# **Task 2**

# Step 1: Install and Import

In [22]:
!pip install -q pyspark


# Import Libraries

In [31]:
from pyspark.sql import SparkSession
from pyspark.sql.functions import when
from pyspark.ml.feature import VectorAssembler
from pyspark.ml.regression import LinearRegression
from pyspark.ml.classification import LogisticRegression
from pyspark.ml.evaluation import RegressionEvaluator, MulticlassClassificationEvaluator


# Step 2: Create Spark Session and Load Data

In [32]:
spark = SparkSession.builder.appName("HousingMLModels").getOrCreate()
df = spark.read.csv("housing.csv", header=True, inferSchema=True).dropna()
df.printSchema()


root
 |-- longitude: double (nullable = true)
 |-- latitude: double (nullable = true)
 |-- housing_median_age: double (nullable = true)
 |-- total_rooms: double (nullable = true)
 |-- total_bedrooms: double (nullable = true)
 |-- population: double (nullable = true)
 |-- households: double (nullable = true)
 |-- median_income: double (nullable = true)
 |-- median_house_value: double (nullable = true)
 |-- ocean_proximity: string (nullable = true)

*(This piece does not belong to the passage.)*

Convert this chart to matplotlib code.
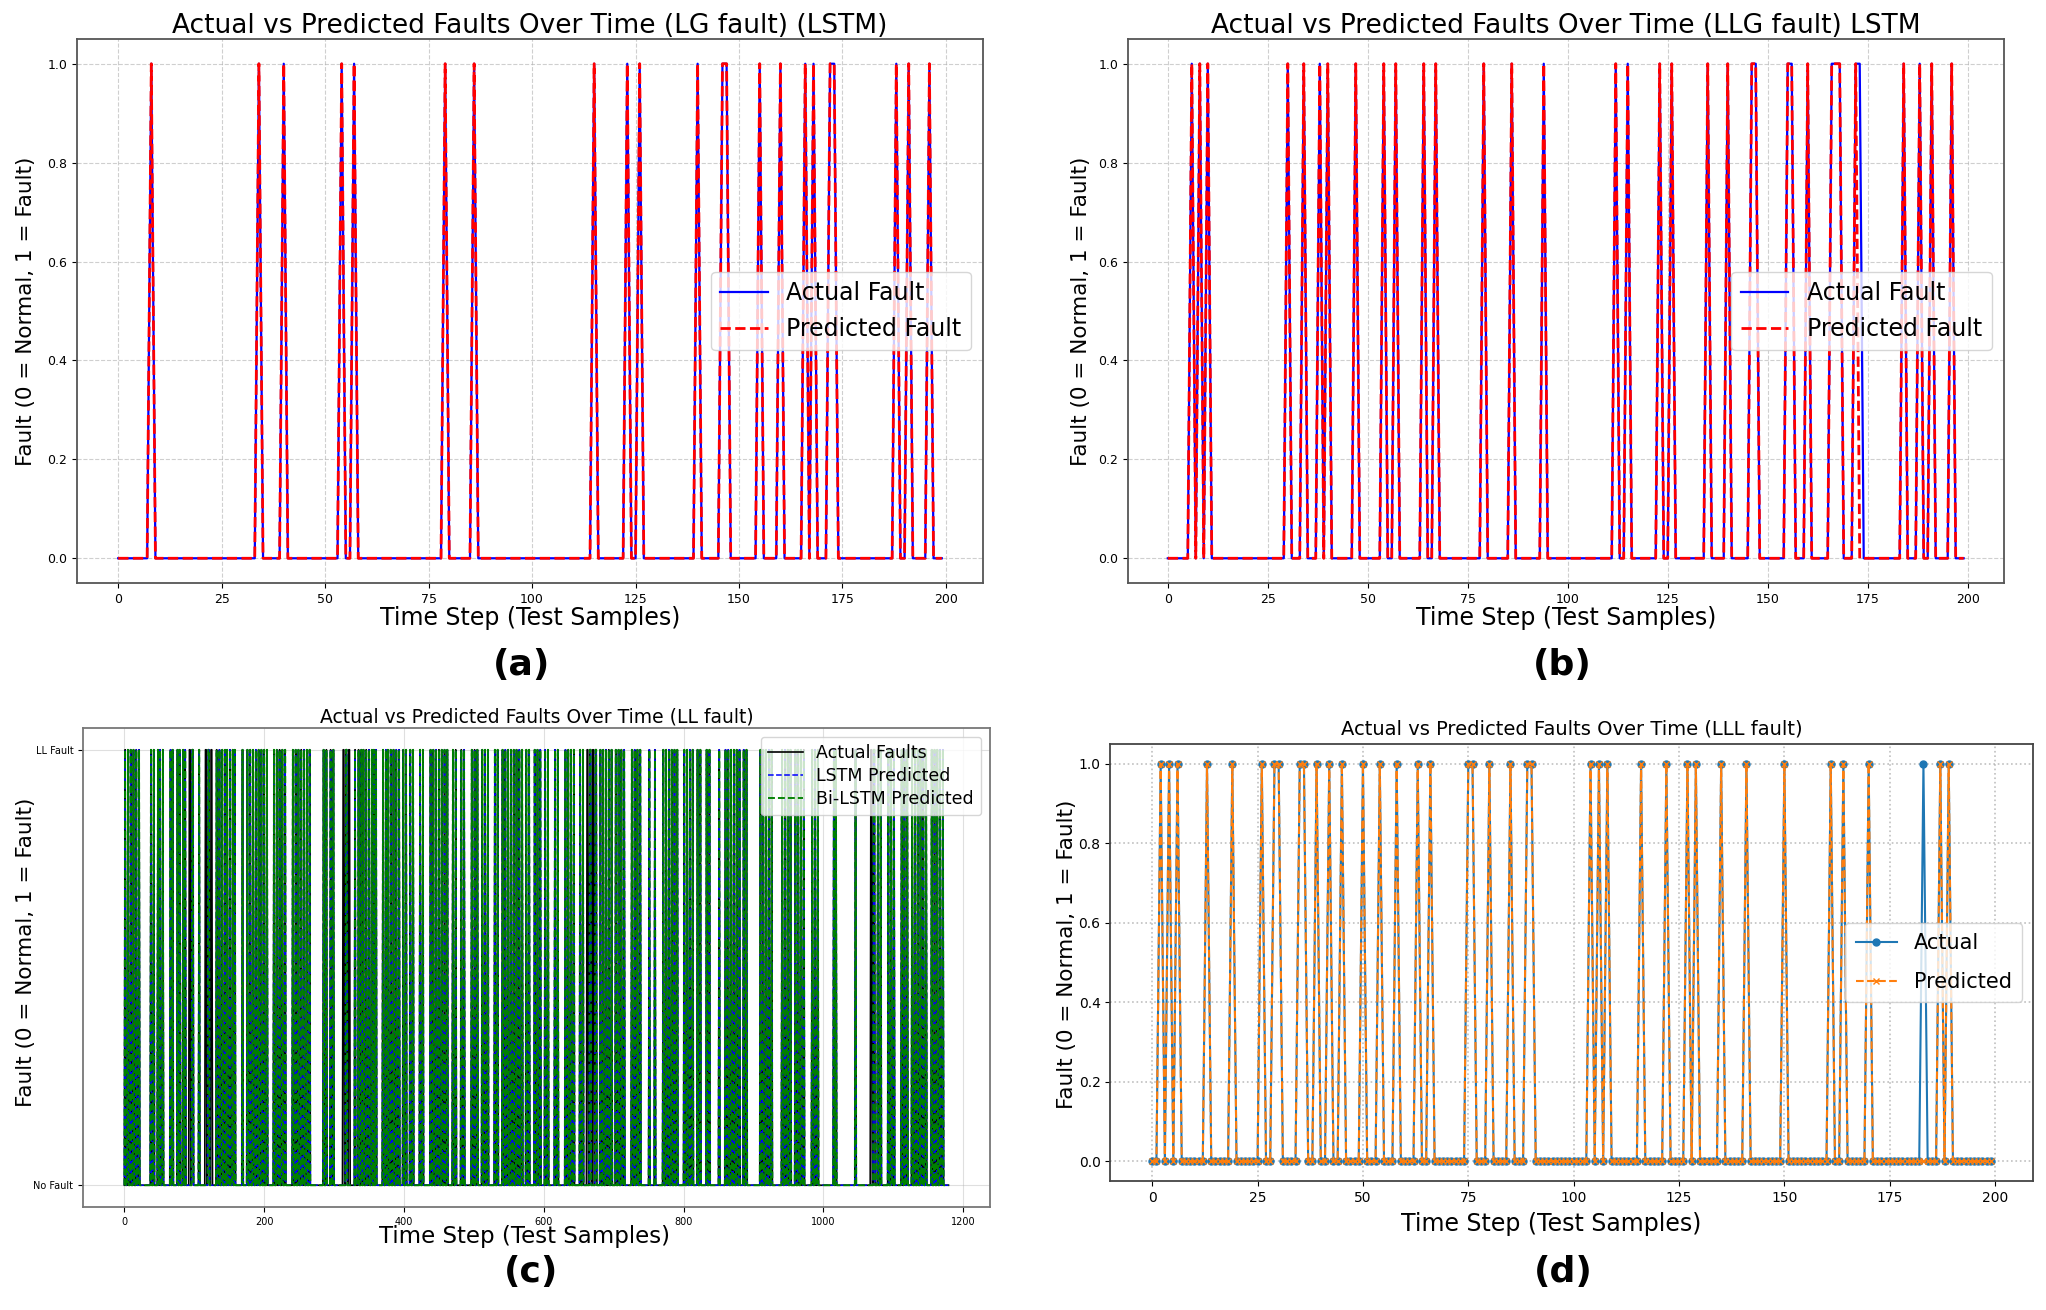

# REGRESSION MODEL (Predict House Value)

In [33]:
feature_cols = ["housing_median_age", "total_rooms", "total_bedrooms", "population", "households", "median_income"]
assembler = VectorAssembler(inputCols=feature_cols, outputCol="features")
reg_df = assembler.transform(df).select("features", "median_house_value")


# Model Training

In [34]:
train_reg, test_reg = reg_df.randomSplit([0.8, 0.2], seed=42)
lr = LinearRegression(labelCol="median_house_value", featuresCol="features")
lr_model = lr.fit(train_reg)
pred_reg = lr_model.transform(test_reg)


# 📉 Evaluation

In [35]:
reg_eval_rmse = RegressionEvaluator(labelCol="median_house_value", predictionCol="prediction", metricName="rmse")
reg_eval_r2 = RegressionEvaluator(labelCol="median_house_value", predictionCol="prediction", metricName="r2")
print("Regression RMSE:", reg_eval_rmse.evaluate(pred_reg))
print("Regression R²:", reg_eval_r2.evaluate(pred_reg))


Regression RMSE: 76768.14224622416
Regression R²: 0.5468983835741774


CLASSIFICATION MODEL (Predict Price Category)
# 🎯 Step 1: Create Label Column

In [36]:
# Add classification label column
df_class = df.withColumn("price_label", when(df["median_house_value"] < 150000, 0)
                                        .when((df["median_house_value"] >= 150000) & (df["median_house_value"] <= 300000), 1)
                                        .otherwise(2))


# Feature Selection

In [37]:
assembler = VectorAssembler(inputCols=feature_cols, outputCol="features")
class_df = assembler.transform(df_class).select("features", "price_label")


# Model Training (Logistic Regression)

In [38]:
train_cls, test_cls = class_df.randomSplit([0.8, 0.2], seed=42)
logr = LogisticRegression(labelCol="price_label", featuresCol="features", maxIter=10)
logr_model = logr.fit(train_cls)
pred_cls = logr_model.transform(test_cls)


# 📉 Evaluation

In [39]:
evaluator = MulticlassClassificationEvaluator(labelCol="price_label", predictionCol="prediction", metricName="accuracy")
print("Classification Accuracy:", evaluator.evaluate(pred_cls))


Classification Accuracy: 0.6948984645864289


### Insights:
- Linear Regression shows how income and rooms influence house value.
- Classification simplifies house values into low, mid, high price classes.
- Classification Accuracy gives a quick view of model effectiveness for categorical prediction.